For decades, the United States has tried to punish and shame people out of drug addiction with courts, jails and criminal records. It has been massively unsuccessful, as the nationwide rise in opiate addiction over the last few years demonstrates, and few people are more aware of its failure than the police officers tasked with arresting addicts.
“We were chasing the same people over and over again,” Santa Fe Police Captain, Jerome Sanchez, told The Nation. “We learned quickly what we were doing wasn’t working.”
Sanchez is one prong of an experimental, alternative-to-incarceration program in Santa Fe called Law Enforcement Assisted Diversion, or LEAD. It’s a big collaborative process between the Santa Fe Police Department, City Hall, nonprofit service providers, the District Attorney’s office, and public defenders to route certain individuals arrested for drug possession away from the criminal justice system and into treatment programs. The program, which is considered a pilot initiative, has three years to prove its mettle. Members of the Drug Policy Alliance of New Mexico advise the city on best practices.
Under Santa Fe’s LEAD model, people arrested for drug possession are offered the chance to be assigned an individual case manager before they’re even booked. If a person wants to opt-in, the arresting officer connects the arrestee to a case manager, who performs a brief intake. Seventy-two hours later, the case manager presents their client with an individualized treatment plan that can feature a basket of services, including drug treatment but also housing, transportation, and even employment support programs. There are no visits to the courtroom and no criminal marks meted out.
Every two weeks, case managers meet with arresting officers and the district attorney’s office to determine the status of each person with an open case, and determine next steps.

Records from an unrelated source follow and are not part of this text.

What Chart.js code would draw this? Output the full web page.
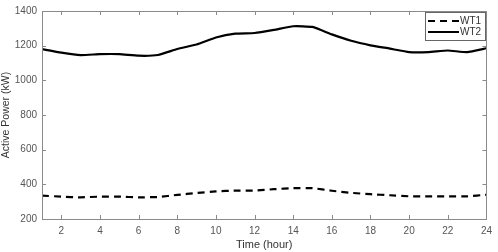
<!DOCTYPE html>
<html><head><meta charset="utf-8">
<script src="https://cdn.jsdelivr.net/npm/chart.js@4.4.1/dist/chart.umd.min.js"></script>
<style>html,body{margin:0;padding:0;background:#fff}#wrap{width:498px;height:252px}</style>
</head><body><div id="wrap"><canvas id="c" width="498" height="252"></canvas></div>
<script>
const hours = [1,2,3,4,5,6,7,8,9,10,11,12,13,14,15,16,17,18,19,20,21,22,23,24];
const wt1 = [335,329,325,329,329,325,327,339,350,359,364,364,372,378,378,363,351,343,337,331,331,331,331,340];
const wt2 = [1180,1160,1146,1151,1151,1142,1146,1181,1207,1247,1269,1273,1291,1312,1308,1265,1228,1202,1183,1163,1163,1172,1163,1185];
const xTicks = [2,4,6,8,10,12,14,16,18,20,22,24];
const yTicks = [200,400,600,800,1000,1200,1400];
const seriesNames = ['WT1','WT2'];

const FONT = 'Liberation Sans, Arial, sans-serif';
const axisColor = '#8a8a8a';

const frame = {
  id: 'frame',
  afterDraw(chart) {
    const {ctx, chartArea: a, scales: {x, y}} = chart;
    ctx.save();
    ctx.strokeStyle = axisColor;
    ctx.lineWidth = 1;
    ctx.strokeRect(Math.round(a.left)+0.5, Math.round(a.top)+0.5, Math.round(a.right-a.left), Math.round(a.bottom-a.top));
    ctx.beginPath();
    const tl = 4;
    xTicks.forEach(v => {
      const px = Math.round(x.getPixelForValue(v)) + 0.5;
      ctx.moveTo(px, a.bottom); ctx.lineTo(px, a.bottom - tl);
      ctx.moveTo(px, a.top); ctx.lineTo(px, a.top + tl);
    });
    yTicks.forEach(v => {
      const py = Math.round(y.getPixelForValue(v)) + 0.5;
      ctx.moveTo(a.left, py); ctx.lineTo(a.left + tl, py);
      ctx.moveTo(a.right, py); ctx.lineTo(a.right - tl, py);
    });
    ctx.stroke();
    // legend
    const lx = 425, ly = 12, lw = 60, lh = 28;
    ctx.fillStyle = '#fff';
    ctx.fillRect(lx, ly, lw, lh);
    ctx.strokeStyle = '#666';
    ctx.strokeRect(lx+0.5, ly+0.5, lw, lh);
    chart.data.datasets.forEach((ds, i) => {
      const yy = ly + 9 + i*11;
      ctx.beginPath();
      ctx.strokeStyle = '#000';
      ctx.lineWidth = 2;
      ctx.setLineDash(ds.borderDash || []);
      ctx.moveTo(lx + 3, yy); ctx.lineTo(lx + 34, yy);
      ctx.stroke();
      ctx.setLineDash([]);
      ctx.fillStyle = '#333';
      ctx.font = '10px ' + FONT;
      ctx.textBaseline = 'middle';
      ctx.fillText(ds.label, lx + 35, yy + 0.5);
    });
    ctx.restore();
  }
};

new Chart(document.getElementById('c'), {
  type: 'line',
  data: {
    datasets: [
      { label: seriesNames[0], data: hours.map((h,i)=>({x:h,y:wt1[i]})), borderColor:'#000', borderWidth:2.2, borderDash:[7,5], pointRadius:0, tension:0.15, fill:false },
      { label: seriesNames[1], data: hours.map((h,i)=>({x:h,y:wt2[i]})), borderColor:'#000', borderWidth:2.2, pointRadius:0, tension:0.15, fill:false }
    ]
  },
  options: {
    responsive: false,
    animation: false,
    layout: { padding: { top: 5, right: 7, left: 0, bottom: 0 } },
    plugins: { legend: { display: false }, tooltip: { enabled: false } },
    scales: {
      x: {
        type: 'linear', min: 1, max: 24,
        afterBuildTicks: s => { s.ticks = xTicks.map(v => ({value: v})); },
        afterFit: s => { s.height = 33; },
        grid: { display: false, drawTicks: false },
        border: { display: false },
        ticks: { color: '#555', font: { size: 10, family: FONT }, padding: 6, maxRotation: 0, callback: v => String(v) },
        title: { display: true, text: 'Time (hour)', color: '#333', font: { size: 11, family: FONT }, padding: { top: 1, bottom: 0 } }
      },
      y: {
        min: 200, max: 1400,
        afterBuildTicks: s => { s.ticks = yTicks.map(v => ({value: v})); },
        afterFit: s => { s.width = 42; },
        grid: { display: false, drawTicks: false },
        border: { display: false },
        ticks: { color: '#555', font: { size: 10, family: FONT }, padding: 5, callback: v => String(v) },
        title: { display: true, text: 'Active Power (kW)', color: '#333', font: { size: 10.5, family: FONT }, padding: { top: 0, bottom: 2 } }
      }
    }
  },
  plugins: [frame]
});
</script>
</body></html>
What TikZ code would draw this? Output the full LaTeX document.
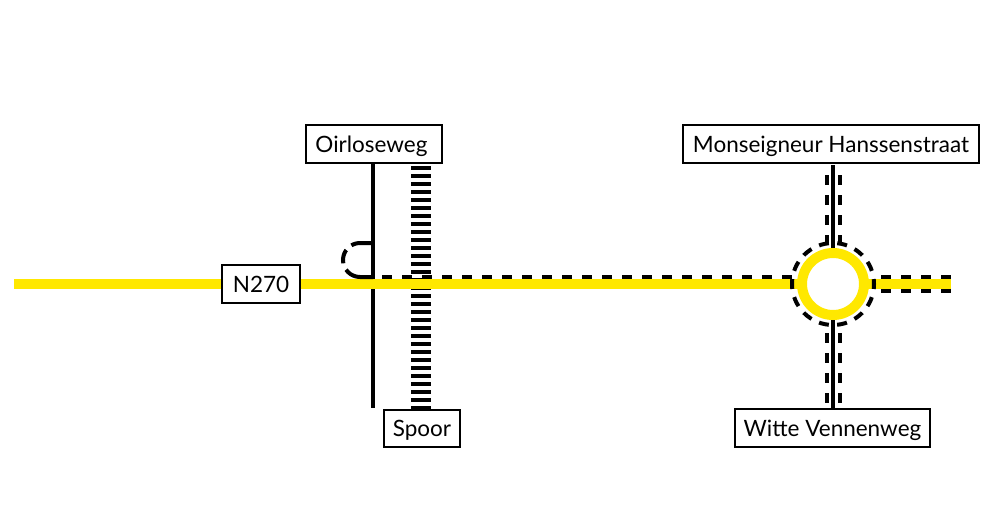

Progress is measured by an array of considerations besides drug use, including overall health, family life and economic hardship. Perhaps most radical of all, participants are not punished for relapsing; in fact, it’s assumed that some may continue to use. And while the DA’s office still retains the ability to eject participants from the program and press charges, this will happen only if participants commit an egregious crime, says Emily Kaltenbach, state director of the Drug Policy Alliance.
To Captain Sanchez, who overseas Santa Fe’s Property Crimes Division, the program serves a practical purpose: stemming the dual rise of property crime and opiate addiction in the city. Over time, he observed that the two were intimately connected.